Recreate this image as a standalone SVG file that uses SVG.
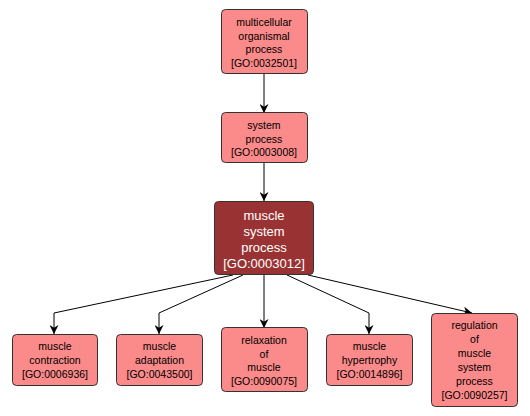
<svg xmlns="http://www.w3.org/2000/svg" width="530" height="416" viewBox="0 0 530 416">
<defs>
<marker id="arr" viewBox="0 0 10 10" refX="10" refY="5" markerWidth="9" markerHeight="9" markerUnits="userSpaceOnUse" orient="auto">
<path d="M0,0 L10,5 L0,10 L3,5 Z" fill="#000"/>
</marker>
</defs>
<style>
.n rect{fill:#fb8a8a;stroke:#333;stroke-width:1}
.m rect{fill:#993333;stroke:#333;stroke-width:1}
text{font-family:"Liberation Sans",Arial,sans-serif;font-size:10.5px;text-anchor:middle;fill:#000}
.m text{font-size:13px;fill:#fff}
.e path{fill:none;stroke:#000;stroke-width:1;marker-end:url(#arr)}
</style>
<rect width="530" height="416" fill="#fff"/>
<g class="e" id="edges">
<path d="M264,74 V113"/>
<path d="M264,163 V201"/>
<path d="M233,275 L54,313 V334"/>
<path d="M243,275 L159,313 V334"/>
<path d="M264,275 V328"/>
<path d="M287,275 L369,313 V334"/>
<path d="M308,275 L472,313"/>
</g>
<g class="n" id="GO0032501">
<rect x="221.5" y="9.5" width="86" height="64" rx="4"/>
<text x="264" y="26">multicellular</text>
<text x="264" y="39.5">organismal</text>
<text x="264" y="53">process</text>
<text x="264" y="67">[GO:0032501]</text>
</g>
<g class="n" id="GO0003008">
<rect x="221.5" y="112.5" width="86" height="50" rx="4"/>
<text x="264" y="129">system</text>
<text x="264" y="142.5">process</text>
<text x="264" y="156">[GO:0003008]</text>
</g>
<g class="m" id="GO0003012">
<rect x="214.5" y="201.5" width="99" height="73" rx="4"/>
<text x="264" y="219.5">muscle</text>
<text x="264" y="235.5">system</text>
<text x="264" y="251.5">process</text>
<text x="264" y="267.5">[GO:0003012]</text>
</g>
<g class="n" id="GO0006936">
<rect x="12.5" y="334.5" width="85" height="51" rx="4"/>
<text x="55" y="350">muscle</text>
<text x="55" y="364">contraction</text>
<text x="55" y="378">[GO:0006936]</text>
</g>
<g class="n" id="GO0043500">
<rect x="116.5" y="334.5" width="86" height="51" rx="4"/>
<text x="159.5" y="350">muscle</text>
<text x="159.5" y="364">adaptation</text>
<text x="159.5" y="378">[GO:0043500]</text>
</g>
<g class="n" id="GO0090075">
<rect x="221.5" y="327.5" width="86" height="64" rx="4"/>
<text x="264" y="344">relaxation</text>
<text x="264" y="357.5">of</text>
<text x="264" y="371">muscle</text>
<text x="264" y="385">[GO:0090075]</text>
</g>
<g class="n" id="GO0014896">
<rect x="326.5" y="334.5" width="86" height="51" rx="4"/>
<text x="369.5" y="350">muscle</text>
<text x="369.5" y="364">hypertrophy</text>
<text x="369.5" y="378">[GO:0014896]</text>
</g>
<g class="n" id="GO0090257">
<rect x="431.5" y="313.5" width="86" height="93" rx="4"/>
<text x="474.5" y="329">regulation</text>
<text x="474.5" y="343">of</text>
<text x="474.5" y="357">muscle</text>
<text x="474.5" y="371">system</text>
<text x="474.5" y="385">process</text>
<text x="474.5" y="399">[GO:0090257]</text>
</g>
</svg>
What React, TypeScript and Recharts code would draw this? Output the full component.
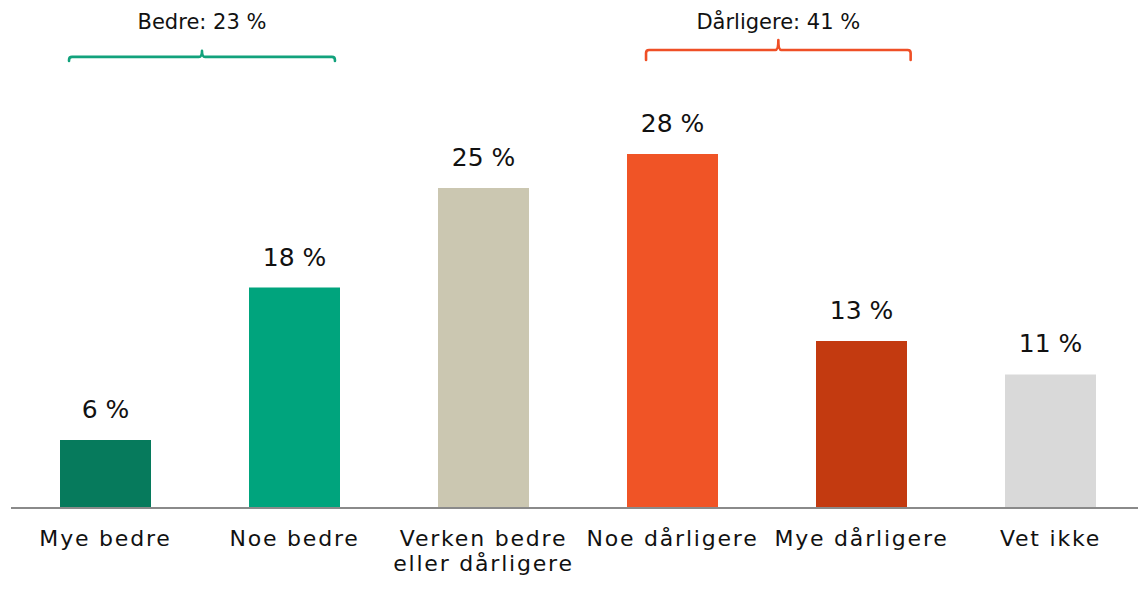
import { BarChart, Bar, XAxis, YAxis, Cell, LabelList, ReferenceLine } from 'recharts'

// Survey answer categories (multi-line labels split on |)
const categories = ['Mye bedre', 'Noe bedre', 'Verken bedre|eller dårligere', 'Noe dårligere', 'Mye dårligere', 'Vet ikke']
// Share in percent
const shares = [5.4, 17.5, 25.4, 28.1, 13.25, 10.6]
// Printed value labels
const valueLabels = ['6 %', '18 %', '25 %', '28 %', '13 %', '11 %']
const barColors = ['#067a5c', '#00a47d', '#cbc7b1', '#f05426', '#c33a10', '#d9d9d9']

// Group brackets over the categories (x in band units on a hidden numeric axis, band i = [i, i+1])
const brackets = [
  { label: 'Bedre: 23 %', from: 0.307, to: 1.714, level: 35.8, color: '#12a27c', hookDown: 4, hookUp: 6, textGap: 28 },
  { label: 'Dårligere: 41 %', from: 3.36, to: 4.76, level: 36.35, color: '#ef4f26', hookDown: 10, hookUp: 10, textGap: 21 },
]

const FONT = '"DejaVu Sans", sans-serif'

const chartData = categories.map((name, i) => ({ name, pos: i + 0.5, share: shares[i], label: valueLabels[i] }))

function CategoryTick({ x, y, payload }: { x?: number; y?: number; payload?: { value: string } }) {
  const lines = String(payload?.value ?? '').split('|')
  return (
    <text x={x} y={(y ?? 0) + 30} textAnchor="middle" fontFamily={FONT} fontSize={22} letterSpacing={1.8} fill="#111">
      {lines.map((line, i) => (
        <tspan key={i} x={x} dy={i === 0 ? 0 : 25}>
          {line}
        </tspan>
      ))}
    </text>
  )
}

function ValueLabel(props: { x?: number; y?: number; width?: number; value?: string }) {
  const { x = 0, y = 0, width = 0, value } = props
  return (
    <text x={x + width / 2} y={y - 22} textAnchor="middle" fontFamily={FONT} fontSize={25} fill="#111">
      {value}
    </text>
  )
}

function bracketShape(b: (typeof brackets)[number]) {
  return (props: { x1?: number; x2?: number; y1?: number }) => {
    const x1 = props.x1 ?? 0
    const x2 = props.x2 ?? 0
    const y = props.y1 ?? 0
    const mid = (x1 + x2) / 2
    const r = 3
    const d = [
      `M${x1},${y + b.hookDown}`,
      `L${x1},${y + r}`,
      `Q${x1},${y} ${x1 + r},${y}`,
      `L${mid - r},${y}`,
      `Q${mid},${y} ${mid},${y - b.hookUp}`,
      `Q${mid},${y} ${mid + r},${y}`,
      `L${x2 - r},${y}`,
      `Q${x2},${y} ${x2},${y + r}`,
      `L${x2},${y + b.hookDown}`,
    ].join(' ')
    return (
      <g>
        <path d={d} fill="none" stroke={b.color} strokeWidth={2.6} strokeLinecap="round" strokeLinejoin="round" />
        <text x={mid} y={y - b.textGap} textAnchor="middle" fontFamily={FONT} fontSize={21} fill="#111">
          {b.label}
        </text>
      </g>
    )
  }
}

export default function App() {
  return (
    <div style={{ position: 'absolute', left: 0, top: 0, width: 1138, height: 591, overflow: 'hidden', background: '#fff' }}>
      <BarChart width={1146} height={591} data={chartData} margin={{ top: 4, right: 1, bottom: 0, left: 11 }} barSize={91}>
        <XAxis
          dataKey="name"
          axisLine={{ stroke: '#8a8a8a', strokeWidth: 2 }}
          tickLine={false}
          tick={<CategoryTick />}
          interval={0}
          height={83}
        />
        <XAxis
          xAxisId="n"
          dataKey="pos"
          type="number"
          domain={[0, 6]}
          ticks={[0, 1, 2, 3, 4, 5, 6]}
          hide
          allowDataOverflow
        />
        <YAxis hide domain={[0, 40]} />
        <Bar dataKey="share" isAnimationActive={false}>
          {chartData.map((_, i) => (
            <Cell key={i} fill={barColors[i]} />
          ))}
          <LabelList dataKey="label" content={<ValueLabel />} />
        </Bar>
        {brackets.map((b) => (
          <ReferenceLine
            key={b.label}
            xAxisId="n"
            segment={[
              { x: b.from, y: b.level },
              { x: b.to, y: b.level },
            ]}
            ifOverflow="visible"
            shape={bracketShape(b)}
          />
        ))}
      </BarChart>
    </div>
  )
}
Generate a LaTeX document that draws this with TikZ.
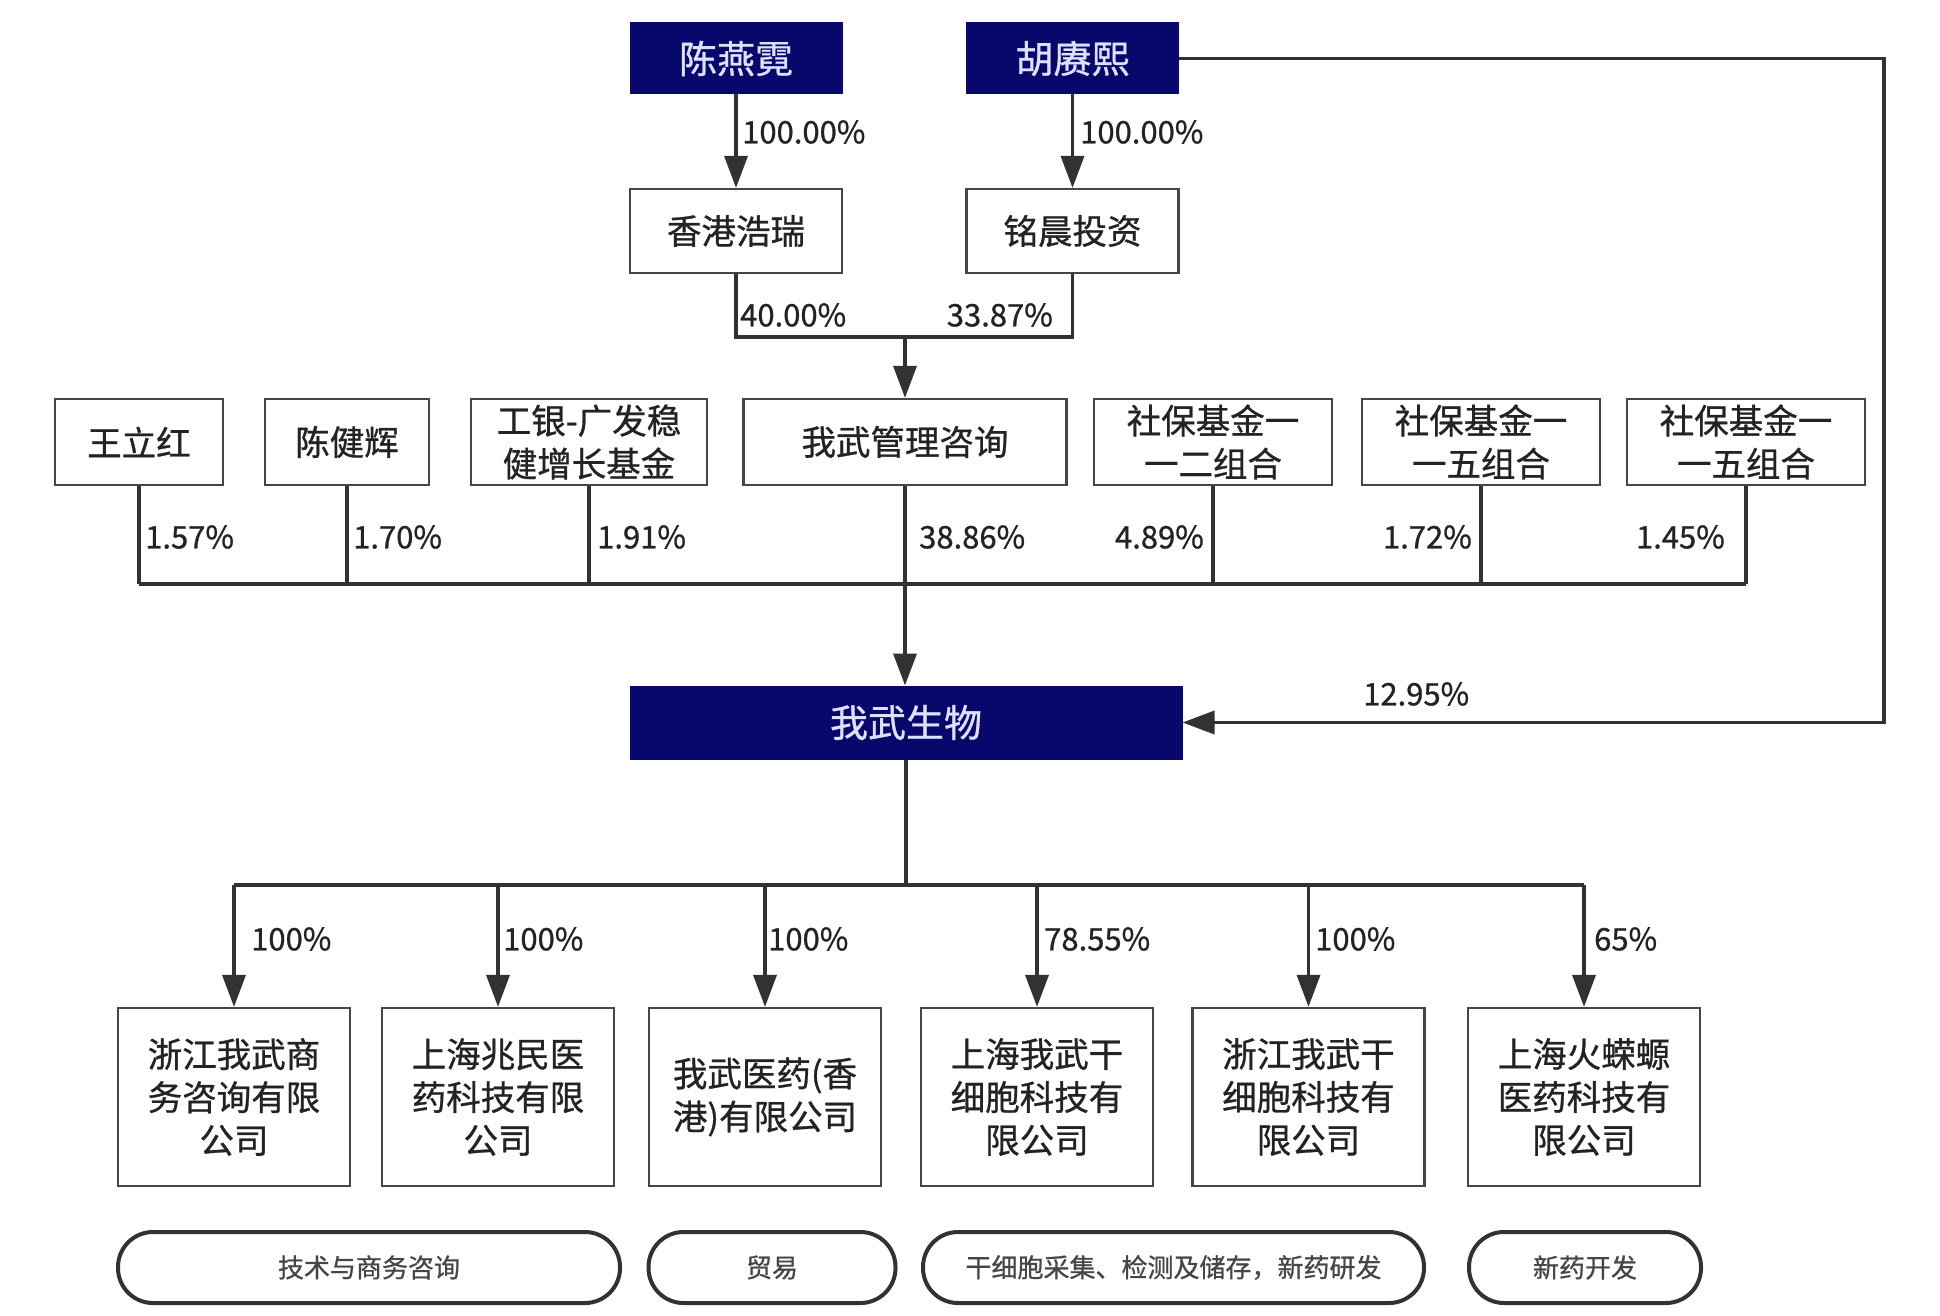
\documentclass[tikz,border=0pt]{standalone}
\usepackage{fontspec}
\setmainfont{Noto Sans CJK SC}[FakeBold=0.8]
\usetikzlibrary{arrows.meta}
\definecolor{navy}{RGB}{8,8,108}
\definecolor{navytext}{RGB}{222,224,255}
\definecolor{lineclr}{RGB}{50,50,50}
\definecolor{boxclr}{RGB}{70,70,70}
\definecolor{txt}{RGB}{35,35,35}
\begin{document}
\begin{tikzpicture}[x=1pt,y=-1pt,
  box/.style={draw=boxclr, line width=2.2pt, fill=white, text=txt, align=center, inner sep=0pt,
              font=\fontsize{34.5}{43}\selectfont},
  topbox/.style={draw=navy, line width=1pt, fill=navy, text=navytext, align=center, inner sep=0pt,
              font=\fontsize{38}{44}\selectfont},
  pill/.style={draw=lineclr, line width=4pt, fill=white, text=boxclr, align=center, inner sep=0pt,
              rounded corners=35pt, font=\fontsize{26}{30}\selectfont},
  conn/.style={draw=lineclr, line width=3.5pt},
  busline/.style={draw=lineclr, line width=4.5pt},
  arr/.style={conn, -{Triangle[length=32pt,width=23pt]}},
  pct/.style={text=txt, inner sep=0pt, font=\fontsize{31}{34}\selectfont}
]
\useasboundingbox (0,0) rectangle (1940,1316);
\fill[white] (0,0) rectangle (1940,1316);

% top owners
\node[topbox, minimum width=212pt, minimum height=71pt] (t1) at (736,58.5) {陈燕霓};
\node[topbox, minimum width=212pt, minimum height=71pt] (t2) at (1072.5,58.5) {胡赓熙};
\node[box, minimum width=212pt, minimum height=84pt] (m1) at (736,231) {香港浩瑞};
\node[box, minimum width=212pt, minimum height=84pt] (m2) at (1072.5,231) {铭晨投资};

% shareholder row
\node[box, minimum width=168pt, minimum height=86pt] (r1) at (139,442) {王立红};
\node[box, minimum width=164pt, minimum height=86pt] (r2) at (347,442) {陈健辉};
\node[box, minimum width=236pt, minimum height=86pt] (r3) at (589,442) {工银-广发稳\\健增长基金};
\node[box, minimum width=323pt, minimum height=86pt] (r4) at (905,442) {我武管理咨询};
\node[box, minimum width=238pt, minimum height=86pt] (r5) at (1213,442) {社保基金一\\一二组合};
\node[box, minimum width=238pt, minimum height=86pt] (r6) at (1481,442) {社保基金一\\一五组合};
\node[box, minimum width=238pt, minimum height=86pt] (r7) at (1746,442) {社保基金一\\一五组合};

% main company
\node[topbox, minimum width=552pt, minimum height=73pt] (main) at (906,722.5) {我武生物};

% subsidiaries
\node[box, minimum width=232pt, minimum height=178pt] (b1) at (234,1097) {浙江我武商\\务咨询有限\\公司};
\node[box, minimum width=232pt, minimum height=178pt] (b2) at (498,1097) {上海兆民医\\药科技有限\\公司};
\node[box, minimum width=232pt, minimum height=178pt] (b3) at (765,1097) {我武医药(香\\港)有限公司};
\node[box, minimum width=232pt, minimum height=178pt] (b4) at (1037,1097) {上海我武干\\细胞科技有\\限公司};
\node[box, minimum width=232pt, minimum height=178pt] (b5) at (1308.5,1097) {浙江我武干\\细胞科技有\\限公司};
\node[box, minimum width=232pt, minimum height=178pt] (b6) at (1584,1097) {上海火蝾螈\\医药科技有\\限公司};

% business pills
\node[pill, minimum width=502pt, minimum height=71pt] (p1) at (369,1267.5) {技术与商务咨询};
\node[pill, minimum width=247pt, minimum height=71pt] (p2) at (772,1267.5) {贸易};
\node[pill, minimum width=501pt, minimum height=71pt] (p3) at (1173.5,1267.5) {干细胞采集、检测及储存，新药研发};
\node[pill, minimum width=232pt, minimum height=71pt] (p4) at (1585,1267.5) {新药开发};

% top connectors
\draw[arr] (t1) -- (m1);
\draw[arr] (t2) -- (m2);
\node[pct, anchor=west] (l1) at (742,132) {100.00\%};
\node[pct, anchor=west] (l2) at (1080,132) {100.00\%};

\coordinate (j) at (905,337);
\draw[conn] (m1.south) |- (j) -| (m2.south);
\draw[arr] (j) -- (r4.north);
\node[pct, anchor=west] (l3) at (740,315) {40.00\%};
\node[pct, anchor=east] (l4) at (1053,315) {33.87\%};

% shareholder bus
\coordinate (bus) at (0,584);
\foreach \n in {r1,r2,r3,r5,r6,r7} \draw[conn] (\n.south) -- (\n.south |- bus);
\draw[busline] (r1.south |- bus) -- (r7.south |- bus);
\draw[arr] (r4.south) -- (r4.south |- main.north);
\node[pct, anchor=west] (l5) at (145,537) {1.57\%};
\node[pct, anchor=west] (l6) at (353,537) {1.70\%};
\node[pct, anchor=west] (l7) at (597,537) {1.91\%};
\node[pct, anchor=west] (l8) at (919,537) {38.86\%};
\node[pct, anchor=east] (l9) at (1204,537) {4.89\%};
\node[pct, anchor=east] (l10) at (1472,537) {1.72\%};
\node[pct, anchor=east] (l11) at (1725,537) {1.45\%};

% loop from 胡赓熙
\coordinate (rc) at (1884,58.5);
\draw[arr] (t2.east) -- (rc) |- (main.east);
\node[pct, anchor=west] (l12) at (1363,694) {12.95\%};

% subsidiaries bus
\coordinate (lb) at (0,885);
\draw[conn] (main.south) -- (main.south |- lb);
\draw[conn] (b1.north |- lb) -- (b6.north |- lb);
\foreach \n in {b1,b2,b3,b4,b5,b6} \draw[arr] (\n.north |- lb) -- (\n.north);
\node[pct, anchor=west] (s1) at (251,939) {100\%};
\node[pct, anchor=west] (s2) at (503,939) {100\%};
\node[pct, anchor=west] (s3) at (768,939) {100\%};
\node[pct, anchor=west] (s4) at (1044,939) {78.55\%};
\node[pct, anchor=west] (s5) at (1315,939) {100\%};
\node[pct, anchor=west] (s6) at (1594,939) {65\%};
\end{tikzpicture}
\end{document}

★ ★ ★ ★

• Exercise goal:
From the entries above, collect every line with the string "that" in it.

• Answer in full:
Recreate this image as a standalone SVG file that uses SVG.
Generate a LaTeX document that draws this with TikZ.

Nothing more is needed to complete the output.